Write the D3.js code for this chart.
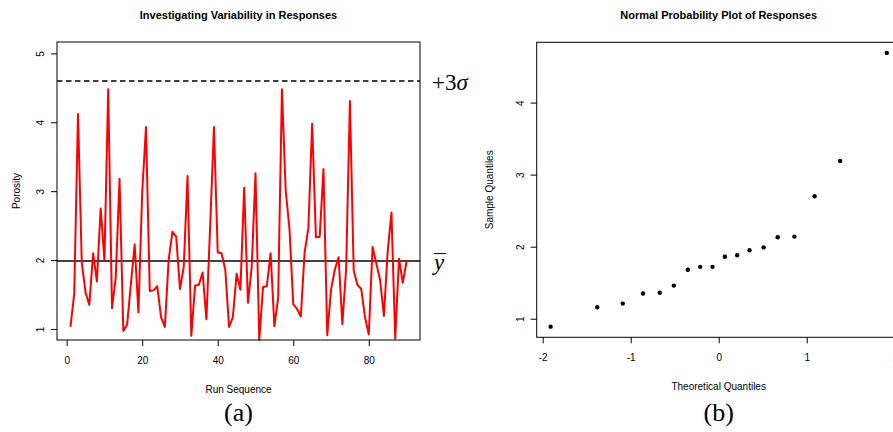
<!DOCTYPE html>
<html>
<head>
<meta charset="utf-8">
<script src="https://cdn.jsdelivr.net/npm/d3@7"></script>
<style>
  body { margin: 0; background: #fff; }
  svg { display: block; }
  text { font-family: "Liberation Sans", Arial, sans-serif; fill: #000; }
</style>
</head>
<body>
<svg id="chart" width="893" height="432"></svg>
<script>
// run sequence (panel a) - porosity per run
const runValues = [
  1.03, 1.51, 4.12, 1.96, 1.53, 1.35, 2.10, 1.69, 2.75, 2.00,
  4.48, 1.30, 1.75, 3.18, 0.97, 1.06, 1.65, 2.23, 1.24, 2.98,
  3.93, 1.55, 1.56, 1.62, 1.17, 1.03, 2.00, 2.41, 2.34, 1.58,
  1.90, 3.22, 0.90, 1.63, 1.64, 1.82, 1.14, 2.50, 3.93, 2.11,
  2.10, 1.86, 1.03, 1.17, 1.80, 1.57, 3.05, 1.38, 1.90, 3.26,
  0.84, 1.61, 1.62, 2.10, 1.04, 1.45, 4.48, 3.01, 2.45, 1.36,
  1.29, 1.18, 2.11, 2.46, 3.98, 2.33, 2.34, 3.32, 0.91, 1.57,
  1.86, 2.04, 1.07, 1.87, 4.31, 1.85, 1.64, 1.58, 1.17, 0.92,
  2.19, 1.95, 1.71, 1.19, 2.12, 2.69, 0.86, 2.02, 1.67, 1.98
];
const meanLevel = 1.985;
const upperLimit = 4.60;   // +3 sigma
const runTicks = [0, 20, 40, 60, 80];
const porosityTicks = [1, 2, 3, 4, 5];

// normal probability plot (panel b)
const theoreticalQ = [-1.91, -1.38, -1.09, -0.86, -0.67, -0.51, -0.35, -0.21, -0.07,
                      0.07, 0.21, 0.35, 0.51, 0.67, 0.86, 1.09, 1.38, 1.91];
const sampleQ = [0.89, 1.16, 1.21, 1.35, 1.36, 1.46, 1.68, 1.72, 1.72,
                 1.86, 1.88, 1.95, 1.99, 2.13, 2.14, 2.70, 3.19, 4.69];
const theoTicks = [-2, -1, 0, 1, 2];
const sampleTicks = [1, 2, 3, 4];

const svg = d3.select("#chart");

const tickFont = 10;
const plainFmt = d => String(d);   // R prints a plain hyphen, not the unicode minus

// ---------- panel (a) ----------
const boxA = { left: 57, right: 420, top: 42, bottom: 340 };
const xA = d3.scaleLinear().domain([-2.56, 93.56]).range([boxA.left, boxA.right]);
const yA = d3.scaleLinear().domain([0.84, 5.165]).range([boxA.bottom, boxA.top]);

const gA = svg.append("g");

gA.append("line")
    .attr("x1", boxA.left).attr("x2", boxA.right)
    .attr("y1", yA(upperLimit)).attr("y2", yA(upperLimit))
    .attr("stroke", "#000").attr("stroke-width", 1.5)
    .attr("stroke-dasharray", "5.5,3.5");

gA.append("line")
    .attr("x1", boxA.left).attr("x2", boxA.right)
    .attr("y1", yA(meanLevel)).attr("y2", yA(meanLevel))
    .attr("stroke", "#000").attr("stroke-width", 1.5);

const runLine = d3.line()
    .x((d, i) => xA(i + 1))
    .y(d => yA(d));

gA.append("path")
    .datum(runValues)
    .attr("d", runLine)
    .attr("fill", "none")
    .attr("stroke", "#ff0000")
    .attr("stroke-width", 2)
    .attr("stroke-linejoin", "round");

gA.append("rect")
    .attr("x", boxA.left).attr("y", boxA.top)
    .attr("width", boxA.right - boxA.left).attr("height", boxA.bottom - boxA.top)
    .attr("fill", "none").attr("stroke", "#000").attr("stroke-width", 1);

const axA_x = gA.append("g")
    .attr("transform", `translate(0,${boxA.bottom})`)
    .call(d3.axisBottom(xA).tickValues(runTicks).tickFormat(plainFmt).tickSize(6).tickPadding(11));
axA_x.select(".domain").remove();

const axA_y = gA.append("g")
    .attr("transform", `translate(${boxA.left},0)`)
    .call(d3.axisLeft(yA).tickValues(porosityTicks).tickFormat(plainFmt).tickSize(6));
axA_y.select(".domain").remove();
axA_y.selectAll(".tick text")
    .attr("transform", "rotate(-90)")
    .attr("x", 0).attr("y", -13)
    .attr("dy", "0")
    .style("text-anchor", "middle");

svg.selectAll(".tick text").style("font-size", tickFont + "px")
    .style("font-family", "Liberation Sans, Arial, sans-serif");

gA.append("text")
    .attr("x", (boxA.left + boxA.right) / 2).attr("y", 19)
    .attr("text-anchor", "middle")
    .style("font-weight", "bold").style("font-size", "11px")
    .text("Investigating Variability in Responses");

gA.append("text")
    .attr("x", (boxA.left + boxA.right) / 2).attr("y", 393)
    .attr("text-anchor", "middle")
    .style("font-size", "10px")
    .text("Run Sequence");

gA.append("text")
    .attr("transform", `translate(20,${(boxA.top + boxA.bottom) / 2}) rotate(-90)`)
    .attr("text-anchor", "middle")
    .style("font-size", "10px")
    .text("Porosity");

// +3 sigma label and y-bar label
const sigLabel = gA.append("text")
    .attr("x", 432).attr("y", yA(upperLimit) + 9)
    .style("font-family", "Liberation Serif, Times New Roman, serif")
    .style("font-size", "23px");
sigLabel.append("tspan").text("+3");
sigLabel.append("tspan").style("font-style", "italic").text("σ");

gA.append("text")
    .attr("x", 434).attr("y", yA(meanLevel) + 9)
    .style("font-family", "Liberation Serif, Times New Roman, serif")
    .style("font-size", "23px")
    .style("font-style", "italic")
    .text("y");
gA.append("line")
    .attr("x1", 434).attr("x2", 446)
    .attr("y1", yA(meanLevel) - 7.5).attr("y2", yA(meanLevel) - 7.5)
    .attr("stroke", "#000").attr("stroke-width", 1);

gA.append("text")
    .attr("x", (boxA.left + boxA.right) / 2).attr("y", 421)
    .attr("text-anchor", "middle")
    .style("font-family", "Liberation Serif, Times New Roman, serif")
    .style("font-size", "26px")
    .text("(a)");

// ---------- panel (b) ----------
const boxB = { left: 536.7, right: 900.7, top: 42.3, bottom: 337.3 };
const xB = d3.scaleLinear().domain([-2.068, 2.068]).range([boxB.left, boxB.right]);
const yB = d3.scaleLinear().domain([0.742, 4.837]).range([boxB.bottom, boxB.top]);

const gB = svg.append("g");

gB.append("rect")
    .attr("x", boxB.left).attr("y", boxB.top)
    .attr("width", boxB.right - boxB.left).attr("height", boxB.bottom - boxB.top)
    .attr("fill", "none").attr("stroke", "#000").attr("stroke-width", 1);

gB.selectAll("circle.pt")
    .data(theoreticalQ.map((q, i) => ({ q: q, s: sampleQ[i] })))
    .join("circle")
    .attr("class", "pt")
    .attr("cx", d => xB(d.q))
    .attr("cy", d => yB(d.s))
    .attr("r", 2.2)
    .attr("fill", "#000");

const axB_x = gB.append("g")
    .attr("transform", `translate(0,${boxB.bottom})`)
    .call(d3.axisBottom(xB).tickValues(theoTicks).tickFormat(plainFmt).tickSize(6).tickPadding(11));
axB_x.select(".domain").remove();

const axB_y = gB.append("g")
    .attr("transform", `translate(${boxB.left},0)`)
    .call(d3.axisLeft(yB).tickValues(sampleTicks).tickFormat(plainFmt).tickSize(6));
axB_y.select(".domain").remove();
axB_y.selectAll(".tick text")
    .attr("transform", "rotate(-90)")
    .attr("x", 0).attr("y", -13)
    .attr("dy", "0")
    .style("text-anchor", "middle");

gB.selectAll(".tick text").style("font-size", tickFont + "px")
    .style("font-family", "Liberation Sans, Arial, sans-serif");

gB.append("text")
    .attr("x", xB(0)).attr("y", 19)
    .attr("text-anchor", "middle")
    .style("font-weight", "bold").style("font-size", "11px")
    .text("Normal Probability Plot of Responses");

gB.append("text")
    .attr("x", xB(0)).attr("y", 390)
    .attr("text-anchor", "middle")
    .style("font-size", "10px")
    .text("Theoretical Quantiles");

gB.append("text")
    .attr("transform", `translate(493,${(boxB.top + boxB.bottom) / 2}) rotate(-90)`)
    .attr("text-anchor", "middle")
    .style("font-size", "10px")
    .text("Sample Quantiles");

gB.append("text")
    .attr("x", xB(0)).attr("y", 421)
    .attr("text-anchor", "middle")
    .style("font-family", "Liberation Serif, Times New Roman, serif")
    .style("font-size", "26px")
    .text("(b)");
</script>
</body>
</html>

## Exercise aim
Omitting all pictures, restate exactly the lines of the material from its start through the line that contains "const porosityTicks = [1, 2, 3, 4, 5];".

## Correct result
Write the D3.js code for this chart.
<!DOCTYPE html>
<html>
<head>
<meta charset="utf-8">
<script src="https://cdn.jsdelivr.net/npm/d3@7"></script>
<style>
  body { margin: 0; background: #fff; }
  svg { display: block; }
  text { font-family: "Liberation Sans", Arial, sans-serif; fill: #000; }
</style>
</head>
<body>
<svg id="chart" width="893" height="432"></svg>
<script>
// run sequence (panel a) - porosity per run
const runValues = [
  1.03, 1.51, 4.12, 1.96, 1.53, 1.35, 2.10, 1.69, 2.75, 2.00,
  4.48, 1.30, 1.75, 3.18, 0.97, 1.06, 1.65, 2.23, 1.24, 2.98,
  3.93, 1.55, 1.56, 1.62, 1.17, 1.03, 2.00, 2.41, 2.34, 1.58,
  1.90, 3.22, 0.90, 1.63, 1.64, 1.82, 1.14, 2.50, 3.93, 2.11,
  2.10, 1.86, 1.03, 1.17, 1.80, 1.57, 3.05, 1.38, 1.90, 3.26,
  0.84, 1.61, 1.62, 2.10, 1.04, 1.45, 4.48, 3.01, 2.45, 1.36,
  1.29, 1.18, 2.11, 2.46, 3.98, 2.33, 2.34, 3.32, 0.91, 1.57,
  1.86, 2.04, 1.07, 1.87, 4.31, 1.85, 1.64, 1.58, 1.17, 0.92,
  2.19, 1.95, 1.71, 1.19, 2.12, 2.69, 0.86, 2.02, 1.67, 1.98
];
const meanLevel = 1.985;
const upperLimit = 4.60;   // +3 sigma
const runTicks = [0, 20, 40, 60, 80];
const porosityTicks = [1, 2, 3, 4, 5];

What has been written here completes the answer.